* **REQUIRED WORK**:
Using the material below, print a verbatim copy of every line from the one containing "Reproduce this chart with Plotly." through the one containing "import plotly.graph_objects as go", inclusive, and omit the pictures.

-- Start of ROWS --

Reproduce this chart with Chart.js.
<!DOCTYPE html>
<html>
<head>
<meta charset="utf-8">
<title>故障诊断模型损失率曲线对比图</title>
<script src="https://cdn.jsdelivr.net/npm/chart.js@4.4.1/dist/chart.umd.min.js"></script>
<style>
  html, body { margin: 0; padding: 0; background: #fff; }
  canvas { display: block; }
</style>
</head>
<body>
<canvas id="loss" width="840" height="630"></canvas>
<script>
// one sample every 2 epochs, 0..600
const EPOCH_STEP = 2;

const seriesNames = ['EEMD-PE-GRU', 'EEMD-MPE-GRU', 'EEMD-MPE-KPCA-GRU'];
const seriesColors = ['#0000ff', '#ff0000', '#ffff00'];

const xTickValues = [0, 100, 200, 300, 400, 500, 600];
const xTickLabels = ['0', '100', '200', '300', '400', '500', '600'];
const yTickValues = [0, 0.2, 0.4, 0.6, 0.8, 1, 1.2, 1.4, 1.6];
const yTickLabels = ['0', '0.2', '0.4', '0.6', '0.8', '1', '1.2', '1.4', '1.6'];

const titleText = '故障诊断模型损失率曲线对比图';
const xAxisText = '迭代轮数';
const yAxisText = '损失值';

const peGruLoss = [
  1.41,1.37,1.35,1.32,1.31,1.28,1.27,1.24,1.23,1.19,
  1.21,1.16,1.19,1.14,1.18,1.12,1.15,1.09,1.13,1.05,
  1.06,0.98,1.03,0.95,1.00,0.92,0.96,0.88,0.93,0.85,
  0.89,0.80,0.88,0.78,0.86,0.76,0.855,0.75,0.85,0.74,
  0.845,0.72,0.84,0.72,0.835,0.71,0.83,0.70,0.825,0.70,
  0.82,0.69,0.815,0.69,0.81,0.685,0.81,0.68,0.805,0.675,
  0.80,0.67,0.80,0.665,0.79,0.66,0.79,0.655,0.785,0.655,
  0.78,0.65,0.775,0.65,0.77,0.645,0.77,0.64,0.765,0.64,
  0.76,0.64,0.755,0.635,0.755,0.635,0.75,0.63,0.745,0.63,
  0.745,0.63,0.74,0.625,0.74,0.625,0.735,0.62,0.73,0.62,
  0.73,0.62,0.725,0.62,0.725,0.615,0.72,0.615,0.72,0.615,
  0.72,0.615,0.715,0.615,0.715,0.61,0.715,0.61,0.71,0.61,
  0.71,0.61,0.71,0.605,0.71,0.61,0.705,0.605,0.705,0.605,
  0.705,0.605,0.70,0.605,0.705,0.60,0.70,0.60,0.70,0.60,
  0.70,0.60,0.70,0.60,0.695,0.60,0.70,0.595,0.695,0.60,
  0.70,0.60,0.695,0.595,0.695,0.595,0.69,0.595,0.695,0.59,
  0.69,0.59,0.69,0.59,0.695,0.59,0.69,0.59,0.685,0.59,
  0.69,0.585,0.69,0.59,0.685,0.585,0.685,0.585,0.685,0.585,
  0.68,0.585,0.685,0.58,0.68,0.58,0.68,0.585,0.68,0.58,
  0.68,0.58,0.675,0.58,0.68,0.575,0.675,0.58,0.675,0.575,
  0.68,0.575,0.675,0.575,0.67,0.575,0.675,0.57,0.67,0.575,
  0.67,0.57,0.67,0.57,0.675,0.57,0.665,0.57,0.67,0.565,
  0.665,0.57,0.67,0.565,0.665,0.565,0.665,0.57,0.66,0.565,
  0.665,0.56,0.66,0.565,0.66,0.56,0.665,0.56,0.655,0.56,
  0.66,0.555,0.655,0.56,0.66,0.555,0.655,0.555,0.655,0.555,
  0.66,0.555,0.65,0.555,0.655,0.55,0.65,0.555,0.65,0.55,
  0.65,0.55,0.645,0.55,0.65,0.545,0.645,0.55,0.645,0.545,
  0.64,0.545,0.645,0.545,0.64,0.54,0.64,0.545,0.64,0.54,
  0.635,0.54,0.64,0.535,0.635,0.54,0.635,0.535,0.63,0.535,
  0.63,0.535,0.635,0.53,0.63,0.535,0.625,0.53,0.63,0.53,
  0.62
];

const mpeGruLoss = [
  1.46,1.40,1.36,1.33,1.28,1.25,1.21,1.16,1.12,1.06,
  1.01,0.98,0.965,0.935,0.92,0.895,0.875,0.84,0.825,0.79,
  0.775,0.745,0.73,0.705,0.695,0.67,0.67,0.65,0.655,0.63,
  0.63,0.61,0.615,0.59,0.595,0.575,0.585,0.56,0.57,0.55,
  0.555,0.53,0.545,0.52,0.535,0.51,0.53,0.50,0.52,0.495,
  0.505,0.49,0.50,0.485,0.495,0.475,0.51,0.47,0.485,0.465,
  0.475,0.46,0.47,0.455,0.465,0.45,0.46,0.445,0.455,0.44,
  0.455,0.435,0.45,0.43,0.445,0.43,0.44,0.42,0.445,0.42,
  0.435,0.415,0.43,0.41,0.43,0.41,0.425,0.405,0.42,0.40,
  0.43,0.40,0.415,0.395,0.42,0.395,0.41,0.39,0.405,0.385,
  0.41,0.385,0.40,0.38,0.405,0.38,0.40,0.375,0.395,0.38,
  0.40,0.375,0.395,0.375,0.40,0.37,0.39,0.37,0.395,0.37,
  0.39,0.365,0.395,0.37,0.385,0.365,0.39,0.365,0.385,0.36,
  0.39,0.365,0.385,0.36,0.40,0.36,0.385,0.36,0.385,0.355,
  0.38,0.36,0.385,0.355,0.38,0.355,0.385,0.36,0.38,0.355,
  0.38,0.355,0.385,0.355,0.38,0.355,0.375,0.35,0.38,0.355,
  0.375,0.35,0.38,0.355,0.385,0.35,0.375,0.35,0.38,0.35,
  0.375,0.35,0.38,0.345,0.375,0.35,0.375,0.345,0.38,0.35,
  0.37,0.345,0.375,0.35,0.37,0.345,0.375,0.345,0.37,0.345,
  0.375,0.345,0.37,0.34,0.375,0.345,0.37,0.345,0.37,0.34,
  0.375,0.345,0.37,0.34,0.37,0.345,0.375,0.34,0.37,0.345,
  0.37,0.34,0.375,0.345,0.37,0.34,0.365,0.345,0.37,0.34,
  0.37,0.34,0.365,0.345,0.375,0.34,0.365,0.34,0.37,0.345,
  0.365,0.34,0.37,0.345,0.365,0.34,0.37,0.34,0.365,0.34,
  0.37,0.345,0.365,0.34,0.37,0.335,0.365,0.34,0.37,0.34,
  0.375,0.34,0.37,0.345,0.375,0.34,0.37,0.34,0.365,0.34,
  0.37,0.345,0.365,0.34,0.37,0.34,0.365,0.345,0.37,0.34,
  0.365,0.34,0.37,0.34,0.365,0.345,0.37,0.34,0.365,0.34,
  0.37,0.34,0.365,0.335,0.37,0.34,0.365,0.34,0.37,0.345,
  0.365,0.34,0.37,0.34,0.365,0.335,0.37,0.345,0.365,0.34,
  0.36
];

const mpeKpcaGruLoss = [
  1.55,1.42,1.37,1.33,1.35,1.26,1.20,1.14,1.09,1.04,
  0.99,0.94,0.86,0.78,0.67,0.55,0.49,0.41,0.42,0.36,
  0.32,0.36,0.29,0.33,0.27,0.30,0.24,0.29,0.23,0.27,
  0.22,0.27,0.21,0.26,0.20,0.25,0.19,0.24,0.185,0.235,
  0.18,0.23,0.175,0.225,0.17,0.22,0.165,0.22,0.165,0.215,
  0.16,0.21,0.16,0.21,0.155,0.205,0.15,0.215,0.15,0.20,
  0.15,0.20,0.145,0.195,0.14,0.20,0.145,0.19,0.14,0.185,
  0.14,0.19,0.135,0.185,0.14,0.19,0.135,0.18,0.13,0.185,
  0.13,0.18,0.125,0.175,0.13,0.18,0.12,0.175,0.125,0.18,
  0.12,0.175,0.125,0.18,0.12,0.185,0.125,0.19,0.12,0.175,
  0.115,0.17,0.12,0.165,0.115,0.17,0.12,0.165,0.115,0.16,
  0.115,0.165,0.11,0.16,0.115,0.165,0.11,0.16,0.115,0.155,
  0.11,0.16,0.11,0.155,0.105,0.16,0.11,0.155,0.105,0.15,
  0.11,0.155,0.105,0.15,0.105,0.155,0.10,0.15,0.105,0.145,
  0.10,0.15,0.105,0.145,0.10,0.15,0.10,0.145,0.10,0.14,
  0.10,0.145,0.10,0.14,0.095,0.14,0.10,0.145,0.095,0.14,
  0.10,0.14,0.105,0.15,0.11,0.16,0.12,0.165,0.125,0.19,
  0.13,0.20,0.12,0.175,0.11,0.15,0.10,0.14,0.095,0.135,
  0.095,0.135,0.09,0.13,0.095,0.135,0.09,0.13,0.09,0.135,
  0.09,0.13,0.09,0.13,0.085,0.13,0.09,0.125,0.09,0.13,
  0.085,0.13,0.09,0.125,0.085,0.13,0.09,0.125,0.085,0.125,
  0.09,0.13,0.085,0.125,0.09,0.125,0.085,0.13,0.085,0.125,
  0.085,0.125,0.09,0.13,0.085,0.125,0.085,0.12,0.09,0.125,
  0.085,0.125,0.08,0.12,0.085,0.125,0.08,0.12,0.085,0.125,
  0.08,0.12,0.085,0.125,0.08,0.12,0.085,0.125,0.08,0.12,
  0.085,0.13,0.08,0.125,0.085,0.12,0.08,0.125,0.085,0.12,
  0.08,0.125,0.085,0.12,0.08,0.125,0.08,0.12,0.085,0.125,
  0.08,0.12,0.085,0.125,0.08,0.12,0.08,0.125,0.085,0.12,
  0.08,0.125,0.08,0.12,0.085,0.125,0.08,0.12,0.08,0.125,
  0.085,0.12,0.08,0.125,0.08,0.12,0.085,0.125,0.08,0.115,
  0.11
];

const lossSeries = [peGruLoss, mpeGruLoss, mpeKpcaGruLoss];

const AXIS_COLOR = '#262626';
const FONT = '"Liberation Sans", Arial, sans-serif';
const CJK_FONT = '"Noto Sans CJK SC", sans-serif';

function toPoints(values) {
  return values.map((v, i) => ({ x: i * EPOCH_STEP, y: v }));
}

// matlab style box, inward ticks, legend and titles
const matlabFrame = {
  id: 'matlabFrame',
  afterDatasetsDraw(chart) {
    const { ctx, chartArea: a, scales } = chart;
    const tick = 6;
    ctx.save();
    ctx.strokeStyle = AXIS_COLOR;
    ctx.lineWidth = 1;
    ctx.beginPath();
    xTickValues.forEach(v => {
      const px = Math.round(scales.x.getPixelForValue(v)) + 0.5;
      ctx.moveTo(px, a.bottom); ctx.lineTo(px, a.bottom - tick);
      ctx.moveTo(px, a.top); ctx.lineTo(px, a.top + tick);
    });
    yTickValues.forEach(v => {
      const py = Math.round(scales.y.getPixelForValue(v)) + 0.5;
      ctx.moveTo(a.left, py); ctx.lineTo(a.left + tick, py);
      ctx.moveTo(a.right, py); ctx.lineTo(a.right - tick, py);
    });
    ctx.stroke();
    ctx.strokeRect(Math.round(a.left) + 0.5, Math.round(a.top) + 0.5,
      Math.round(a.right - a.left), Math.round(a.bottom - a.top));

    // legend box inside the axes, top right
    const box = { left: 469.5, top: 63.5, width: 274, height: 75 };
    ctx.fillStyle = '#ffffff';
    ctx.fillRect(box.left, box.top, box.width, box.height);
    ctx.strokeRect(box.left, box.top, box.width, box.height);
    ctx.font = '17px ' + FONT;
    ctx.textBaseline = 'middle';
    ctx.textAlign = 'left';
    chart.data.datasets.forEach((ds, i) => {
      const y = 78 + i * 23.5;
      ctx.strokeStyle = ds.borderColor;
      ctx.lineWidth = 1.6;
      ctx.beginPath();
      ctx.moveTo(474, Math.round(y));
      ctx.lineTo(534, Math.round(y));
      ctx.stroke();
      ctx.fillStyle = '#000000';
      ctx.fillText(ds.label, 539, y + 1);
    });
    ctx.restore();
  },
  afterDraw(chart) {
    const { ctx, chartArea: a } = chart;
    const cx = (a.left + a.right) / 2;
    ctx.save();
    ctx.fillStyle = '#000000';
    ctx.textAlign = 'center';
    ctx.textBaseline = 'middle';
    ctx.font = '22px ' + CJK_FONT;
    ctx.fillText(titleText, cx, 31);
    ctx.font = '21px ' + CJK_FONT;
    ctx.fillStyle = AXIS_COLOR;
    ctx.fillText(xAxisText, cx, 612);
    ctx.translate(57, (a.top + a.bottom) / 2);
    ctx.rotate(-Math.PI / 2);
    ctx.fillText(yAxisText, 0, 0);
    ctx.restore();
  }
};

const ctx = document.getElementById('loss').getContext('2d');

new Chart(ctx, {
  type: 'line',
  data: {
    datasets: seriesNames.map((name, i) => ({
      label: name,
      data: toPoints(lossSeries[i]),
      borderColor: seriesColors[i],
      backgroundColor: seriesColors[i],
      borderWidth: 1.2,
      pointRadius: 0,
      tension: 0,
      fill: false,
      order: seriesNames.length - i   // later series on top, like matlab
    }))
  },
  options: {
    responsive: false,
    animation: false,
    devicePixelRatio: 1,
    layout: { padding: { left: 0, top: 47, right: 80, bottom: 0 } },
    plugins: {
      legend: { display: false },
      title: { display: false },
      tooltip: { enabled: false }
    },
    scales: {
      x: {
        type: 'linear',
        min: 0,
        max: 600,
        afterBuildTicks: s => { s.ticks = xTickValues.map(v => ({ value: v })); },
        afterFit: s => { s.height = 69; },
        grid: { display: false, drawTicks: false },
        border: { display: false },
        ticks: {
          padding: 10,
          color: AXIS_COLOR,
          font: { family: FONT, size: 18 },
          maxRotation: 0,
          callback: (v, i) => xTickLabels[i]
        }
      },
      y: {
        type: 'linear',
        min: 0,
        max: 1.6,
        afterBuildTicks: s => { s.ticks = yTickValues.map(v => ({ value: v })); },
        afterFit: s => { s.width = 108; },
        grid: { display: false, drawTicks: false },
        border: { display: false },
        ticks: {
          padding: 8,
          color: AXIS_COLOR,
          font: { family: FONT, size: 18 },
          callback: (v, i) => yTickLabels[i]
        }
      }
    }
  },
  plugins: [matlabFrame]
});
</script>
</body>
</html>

-- End of ROWS --
-- Start of ROWS --

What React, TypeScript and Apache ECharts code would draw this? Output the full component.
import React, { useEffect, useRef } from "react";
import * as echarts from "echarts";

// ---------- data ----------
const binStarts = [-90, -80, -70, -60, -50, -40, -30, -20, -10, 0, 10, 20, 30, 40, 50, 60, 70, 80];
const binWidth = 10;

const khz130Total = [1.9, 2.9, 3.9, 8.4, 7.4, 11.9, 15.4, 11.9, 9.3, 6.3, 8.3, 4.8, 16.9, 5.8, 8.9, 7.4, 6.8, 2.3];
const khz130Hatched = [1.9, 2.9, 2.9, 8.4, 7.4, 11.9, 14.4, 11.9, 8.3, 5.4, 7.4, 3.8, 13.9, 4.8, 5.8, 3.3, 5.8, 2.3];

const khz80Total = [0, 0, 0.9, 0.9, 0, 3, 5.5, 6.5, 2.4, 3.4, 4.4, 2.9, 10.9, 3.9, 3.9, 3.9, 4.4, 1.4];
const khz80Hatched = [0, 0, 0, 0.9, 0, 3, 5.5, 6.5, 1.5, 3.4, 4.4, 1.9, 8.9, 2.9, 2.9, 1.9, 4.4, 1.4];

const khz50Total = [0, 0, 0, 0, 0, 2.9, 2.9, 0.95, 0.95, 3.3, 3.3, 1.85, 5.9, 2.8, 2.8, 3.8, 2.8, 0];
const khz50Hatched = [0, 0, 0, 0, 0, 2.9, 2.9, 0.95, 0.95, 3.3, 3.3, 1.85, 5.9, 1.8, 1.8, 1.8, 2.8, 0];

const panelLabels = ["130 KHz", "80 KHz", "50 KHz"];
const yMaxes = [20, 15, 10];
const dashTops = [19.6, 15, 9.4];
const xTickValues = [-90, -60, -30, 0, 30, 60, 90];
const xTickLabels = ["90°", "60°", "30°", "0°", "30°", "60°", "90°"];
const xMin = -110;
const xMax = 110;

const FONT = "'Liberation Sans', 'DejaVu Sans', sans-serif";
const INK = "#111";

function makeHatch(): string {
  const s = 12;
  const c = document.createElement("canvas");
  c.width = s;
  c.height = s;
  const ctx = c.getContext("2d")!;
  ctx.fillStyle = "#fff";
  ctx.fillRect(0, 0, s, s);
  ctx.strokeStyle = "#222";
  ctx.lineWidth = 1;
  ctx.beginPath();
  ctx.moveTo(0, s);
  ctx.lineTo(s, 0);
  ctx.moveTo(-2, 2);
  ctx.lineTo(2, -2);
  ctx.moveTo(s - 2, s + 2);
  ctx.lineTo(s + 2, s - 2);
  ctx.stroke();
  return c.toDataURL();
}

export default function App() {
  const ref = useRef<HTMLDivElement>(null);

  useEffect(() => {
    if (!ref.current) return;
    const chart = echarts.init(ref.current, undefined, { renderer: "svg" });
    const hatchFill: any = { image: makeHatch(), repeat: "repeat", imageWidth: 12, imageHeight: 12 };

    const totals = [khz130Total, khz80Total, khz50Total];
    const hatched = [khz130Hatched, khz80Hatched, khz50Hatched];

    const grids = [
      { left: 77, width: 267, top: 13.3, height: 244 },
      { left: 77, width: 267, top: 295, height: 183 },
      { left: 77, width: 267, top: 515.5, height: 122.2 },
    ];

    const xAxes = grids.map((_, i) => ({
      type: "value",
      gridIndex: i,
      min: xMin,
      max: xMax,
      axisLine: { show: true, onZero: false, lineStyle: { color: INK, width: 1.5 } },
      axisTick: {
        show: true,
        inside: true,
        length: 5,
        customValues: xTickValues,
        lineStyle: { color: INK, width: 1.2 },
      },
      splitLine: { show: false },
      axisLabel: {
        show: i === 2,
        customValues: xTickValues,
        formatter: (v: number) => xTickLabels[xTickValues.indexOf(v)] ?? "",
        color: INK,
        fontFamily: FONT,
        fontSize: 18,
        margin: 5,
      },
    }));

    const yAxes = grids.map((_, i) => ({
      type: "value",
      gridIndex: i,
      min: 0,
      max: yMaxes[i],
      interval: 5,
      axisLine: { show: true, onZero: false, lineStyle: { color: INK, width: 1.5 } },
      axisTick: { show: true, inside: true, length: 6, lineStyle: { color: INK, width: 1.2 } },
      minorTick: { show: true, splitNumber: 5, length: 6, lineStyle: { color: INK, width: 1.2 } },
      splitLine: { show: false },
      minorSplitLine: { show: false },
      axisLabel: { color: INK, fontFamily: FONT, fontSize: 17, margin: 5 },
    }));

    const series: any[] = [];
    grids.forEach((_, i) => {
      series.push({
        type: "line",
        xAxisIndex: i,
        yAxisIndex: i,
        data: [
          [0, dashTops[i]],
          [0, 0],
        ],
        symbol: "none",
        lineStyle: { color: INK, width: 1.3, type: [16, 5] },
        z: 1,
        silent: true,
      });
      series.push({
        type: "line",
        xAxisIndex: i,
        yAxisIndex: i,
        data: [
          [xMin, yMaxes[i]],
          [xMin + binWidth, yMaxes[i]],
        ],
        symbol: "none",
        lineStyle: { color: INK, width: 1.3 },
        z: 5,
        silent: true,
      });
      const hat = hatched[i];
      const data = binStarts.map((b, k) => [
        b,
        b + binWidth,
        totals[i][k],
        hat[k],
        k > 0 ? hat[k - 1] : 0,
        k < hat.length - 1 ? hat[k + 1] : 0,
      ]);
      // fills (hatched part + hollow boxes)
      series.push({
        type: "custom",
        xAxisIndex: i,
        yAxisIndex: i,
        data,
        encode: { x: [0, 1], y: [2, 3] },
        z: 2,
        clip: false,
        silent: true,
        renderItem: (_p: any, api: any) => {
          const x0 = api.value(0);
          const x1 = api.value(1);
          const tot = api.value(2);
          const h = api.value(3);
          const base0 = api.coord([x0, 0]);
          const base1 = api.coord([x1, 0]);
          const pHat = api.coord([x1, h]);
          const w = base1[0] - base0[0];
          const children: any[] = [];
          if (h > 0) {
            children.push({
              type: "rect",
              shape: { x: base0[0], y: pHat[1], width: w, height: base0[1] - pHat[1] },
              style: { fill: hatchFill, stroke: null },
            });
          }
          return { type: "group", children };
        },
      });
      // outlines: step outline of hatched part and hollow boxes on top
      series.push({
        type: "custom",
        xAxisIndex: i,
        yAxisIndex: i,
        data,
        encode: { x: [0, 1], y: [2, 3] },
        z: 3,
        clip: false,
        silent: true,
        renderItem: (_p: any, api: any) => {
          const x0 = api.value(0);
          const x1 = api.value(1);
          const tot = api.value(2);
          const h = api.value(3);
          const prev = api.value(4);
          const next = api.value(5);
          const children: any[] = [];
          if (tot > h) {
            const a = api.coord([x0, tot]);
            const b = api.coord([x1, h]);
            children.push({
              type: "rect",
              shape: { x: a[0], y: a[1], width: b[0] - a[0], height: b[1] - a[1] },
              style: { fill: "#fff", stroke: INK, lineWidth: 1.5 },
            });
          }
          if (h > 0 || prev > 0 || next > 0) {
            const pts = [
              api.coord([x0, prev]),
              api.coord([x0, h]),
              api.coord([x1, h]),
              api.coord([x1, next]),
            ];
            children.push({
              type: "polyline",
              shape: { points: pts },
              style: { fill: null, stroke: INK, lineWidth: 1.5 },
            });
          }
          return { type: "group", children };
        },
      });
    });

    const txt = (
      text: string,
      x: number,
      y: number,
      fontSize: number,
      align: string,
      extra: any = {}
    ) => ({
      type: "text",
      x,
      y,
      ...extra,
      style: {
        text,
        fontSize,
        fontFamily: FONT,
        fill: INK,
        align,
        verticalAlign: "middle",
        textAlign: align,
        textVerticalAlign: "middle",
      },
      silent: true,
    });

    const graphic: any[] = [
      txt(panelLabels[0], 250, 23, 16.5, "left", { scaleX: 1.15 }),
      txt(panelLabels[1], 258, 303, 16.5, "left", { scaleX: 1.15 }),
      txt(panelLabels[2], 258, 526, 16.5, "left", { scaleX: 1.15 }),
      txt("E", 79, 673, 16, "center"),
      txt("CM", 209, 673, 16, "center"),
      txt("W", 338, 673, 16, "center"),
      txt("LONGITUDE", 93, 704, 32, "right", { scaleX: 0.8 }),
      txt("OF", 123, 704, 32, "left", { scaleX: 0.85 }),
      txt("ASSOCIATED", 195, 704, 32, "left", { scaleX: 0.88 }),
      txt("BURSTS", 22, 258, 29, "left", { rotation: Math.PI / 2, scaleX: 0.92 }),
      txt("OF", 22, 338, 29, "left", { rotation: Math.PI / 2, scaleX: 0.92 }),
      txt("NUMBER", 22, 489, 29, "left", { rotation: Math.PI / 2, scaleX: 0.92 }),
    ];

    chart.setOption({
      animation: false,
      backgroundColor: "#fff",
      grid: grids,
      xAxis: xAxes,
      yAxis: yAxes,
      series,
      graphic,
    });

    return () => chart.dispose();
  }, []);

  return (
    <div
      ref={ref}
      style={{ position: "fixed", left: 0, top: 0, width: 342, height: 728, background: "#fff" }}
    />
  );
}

-- End of ROWS --
-- Start of ROWS --

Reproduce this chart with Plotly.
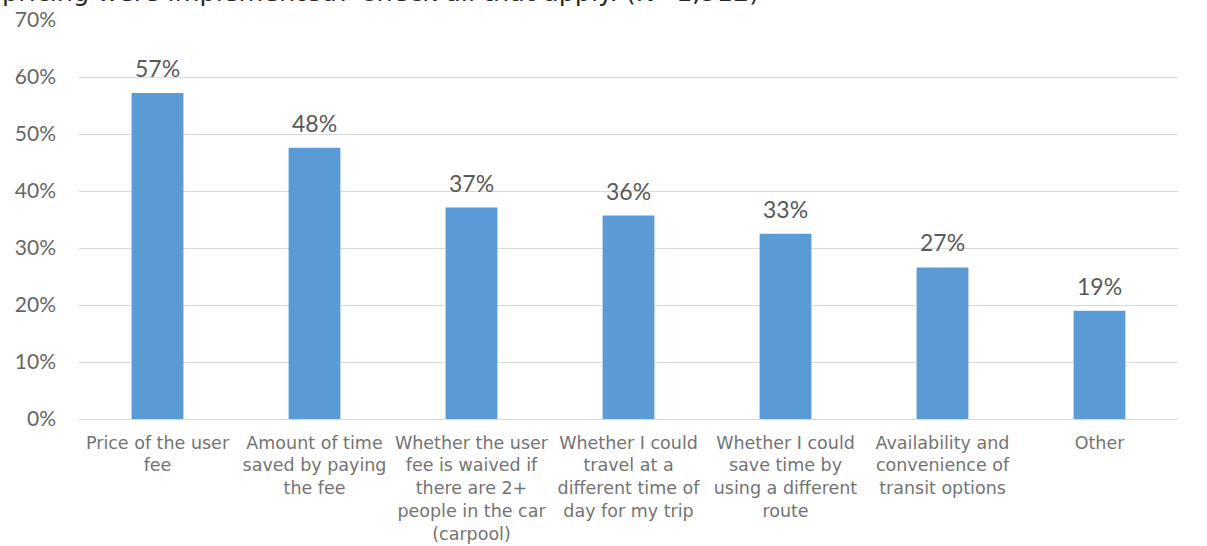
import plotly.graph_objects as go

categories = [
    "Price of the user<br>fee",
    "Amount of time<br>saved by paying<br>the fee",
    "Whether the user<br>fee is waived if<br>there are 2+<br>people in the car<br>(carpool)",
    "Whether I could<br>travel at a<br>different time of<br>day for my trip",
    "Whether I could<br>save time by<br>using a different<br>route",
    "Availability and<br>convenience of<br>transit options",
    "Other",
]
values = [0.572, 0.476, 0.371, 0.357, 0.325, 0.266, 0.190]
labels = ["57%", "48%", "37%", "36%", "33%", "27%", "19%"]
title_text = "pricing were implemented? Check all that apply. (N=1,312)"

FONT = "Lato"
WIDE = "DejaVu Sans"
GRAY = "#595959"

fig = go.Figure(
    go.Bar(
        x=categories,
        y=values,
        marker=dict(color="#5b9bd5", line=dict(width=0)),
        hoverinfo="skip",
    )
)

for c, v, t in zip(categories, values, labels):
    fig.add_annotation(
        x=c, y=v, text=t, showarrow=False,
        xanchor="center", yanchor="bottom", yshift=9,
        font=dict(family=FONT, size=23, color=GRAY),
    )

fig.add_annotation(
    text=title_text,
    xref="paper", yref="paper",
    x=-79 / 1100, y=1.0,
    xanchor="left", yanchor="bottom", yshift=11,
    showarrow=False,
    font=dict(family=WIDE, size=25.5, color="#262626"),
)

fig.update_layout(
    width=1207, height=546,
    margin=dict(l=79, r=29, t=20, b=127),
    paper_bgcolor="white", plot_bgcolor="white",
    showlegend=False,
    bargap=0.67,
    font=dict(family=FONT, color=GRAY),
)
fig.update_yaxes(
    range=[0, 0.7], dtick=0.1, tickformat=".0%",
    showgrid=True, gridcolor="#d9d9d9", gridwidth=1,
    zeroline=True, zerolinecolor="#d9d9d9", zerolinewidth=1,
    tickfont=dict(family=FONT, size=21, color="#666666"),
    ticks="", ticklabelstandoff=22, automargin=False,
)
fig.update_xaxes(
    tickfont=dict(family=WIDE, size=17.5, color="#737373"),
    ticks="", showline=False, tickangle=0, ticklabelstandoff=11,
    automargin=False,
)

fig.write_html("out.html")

-- End of ROWS --

* **RESPONSE**:
Reproduce this chart with Plotly.
import plotly.graph_objects as go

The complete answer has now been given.